Ormai il nostro Paese si distrugge con le proprie mani.
La politica dell'Ulivo, se vuole rinnovare il Paese, deve
rinnovare i metodi stessi della politica. Avere ed esporre principi
chiari, confermarli nel tempo e tradurli in azioni precise e
comprensibili: se saremo capaci di una simile rivoluzione, saremo
sicuri dl comunicare al Paese la serenità e la fiducia
di cui ha bisogno per costruire il proprio futuro.
L'altra necessaria virtù dell'Ulivo è quella
di capire finalmente i problemi reali dei cittadini italiani.
Si è ormai creato un mondo artificiale che dibatte
in modo artificiale problemi artificiali mentre cresce la disoccupazione,
cresce la necessità di giustizia, cresce la diseguaglianza
e cresce la distanza fra la nostra scienza e la nostra cultura
e quella dei Paesi più avanzati.
Riportare la discussione su questi temi e impostare con onestà
le necessarie soluzioni è il compito dell'Ulivo.

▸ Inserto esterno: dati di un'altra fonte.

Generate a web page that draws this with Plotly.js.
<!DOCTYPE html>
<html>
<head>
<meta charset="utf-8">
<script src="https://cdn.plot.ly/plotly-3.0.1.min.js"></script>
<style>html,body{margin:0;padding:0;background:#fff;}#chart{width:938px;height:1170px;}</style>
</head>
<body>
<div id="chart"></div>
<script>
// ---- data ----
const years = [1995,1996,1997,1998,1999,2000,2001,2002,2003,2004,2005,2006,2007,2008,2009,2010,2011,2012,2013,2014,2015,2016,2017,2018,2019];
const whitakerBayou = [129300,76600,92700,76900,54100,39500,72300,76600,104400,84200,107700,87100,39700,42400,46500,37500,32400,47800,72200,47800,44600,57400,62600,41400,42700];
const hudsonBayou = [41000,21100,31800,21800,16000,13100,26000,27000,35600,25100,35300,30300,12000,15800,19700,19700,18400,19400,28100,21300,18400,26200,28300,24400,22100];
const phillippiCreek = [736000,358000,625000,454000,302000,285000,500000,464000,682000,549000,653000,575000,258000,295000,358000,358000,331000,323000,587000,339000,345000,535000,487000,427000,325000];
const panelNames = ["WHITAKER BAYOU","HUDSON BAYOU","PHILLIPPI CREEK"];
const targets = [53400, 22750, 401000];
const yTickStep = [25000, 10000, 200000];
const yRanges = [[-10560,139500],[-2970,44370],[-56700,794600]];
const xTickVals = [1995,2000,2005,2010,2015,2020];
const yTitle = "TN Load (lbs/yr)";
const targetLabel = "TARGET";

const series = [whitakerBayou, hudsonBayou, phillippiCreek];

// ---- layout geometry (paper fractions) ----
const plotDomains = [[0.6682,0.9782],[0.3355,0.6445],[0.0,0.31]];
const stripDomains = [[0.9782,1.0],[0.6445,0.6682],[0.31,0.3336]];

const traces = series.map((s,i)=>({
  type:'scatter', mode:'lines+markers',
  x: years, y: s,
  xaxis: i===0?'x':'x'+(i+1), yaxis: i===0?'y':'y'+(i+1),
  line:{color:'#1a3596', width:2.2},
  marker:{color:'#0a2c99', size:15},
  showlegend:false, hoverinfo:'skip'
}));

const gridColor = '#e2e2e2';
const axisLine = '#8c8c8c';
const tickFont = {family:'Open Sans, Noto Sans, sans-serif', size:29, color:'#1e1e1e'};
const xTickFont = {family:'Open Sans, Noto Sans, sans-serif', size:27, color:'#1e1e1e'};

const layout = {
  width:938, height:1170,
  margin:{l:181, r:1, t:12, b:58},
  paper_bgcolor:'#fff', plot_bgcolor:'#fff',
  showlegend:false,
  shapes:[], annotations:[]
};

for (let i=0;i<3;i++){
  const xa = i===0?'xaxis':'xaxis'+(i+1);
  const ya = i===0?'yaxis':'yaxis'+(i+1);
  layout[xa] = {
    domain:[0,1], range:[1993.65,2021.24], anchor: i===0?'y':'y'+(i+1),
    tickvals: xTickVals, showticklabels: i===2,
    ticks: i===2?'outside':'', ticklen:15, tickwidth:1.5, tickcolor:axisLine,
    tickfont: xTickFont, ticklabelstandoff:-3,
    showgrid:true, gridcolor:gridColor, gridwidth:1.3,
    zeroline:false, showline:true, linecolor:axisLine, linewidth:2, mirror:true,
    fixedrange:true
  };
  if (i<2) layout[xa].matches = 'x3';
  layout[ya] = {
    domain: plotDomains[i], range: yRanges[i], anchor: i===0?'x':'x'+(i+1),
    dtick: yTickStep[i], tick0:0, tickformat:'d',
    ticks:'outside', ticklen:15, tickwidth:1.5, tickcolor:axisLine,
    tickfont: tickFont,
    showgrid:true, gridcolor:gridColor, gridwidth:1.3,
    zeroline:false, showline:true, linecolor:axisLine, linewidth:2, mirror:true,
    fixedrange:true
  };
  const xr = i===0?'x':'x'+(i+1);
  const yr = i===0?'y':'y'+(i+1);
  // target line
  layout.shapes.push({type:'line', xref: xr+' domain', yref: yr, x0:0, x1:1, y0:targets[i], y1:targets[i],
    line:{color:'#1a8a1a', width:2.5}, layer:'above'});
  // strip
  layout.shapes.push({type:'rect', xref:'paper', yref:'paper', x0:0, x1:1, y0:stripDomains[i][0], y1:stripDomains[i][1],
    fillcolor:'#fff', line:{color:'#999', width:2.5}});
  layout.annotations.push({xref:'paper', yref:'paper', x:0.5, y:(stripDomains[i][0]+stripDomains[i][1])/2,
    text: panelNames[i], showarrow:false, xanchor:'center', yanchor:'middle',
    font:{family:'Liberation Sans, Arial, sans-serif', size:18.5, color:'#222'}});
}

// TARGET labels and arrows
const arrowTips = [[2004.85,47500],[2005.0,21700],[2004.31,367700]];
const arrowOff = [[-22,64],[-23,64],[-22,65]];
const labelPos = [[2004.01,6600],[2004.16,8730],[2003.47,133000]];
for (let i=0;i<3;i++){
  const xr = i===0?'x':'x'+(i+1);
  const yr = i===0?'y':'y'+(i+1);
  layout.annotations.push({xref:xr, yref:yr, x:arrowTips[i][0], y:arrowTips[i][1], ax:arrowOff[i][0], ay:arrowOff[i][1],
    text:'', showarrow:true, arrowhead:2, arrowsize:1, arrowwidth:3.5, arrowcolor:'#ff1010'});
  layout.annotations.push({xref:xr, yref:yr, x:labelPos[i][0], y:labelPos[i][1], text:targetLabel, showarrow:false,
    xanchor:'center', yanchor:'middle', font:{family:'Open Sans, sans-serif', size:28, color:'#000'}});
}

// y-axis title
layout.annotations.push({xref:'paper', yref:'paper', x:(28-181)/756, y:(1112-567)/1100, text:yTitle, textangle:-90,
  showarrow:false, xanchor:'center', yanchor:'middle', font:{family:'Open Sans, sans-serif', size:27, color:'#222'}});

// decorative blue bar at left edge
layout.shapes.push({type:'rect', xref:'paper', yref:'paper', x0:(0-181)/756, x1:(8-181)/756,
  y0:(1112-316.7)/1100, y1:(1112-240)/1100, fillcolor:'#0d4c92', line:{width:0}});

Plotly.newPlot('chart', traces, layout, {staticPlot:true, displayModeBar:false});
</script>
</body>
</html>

Questo non vuole certo significare che il dibattito istituzionale
e delle forme di governo non appartenga ai problemi reali del
Paese.
Il modo con cui è stato condotto lo ha reso invece
irreale e incomprensibile.
Quasi mai si è infatti legato il problema del governo
alle caratteristiche ed alla storia del nostro Paese. Mai sono
state chiaramente esposte le conseguenze reali ed operative
delle diverse riforme.
Eppure solo a queste condizioni le necessarie e radicali innovazioni
possono produrre i risultati di durata ed efficienza dei governi
e di garanzia del controllo democratico che sono l'obiettivo
alto delle riforme che tutti riteniamo necessarie ed urgenti.
Anche in questo caso ha prevalso un complicato machiavellismo,
un'impossibile proposta di baratto (presidenzialismo contro
doppio turno elettorale) che fatalmente produce la perdita dell'orientamento.
Non dimentichiamo mai di essere entrati in politica per la
costruzione di una democrazia matura, di una democrazia dell'alternanza.
Le riforme elettorali ed istituzionali sono solo i necessari
strumenti per raggiungere questo scopo. Essi possono essere
perciò anche diversi: è invece obbligatorio confrontarli
sempre con l'obiettivo che si vuole raggiungere e, soprattutto
con la realtà del Paese, coi patti non scritti che sorreggono
in modo singolare la vita di ogni comunità.
Una grande coalizione prima di dettare la formula delle leggi
elettorali e dei governi, deve aprire il dibattito su questi
problemi, deve meditare sulle tradizioni della nostra storia
lontana, di quella più vicina e della grande tradizione
di autonomia e di coesione delle comunità locali.
Le formule sono un punto d'arrivo, non il punto di partenza
di questo dibattito.
Ma ora che questo lungo anno di vita politica ha tuttavia
confermato il realismo del nostro disegno iniziale portando
l'Italia (nonostante l'apparente moltiplicazione dei partiti)
verso un sistema realmente bipolare è giunto il momento
di avviare la seconda fase del nostro lavoro.
I ripetuti tentativi di ricostruzione del centro (anche quelli
più robusti e meglio sincronizzati con i mass media che
si sono verificati intorno alla scorsa estate) non sono stati
infatti in grado di ricostruire il sistema politico italiano
intorno al centro mobile, arbitro per definizione del destino
di ogni governo ed origine principale del degrado e della corruzione
della vita politica di un Paese.
Si apre quindi un nuovo periodo per l'Ulivo.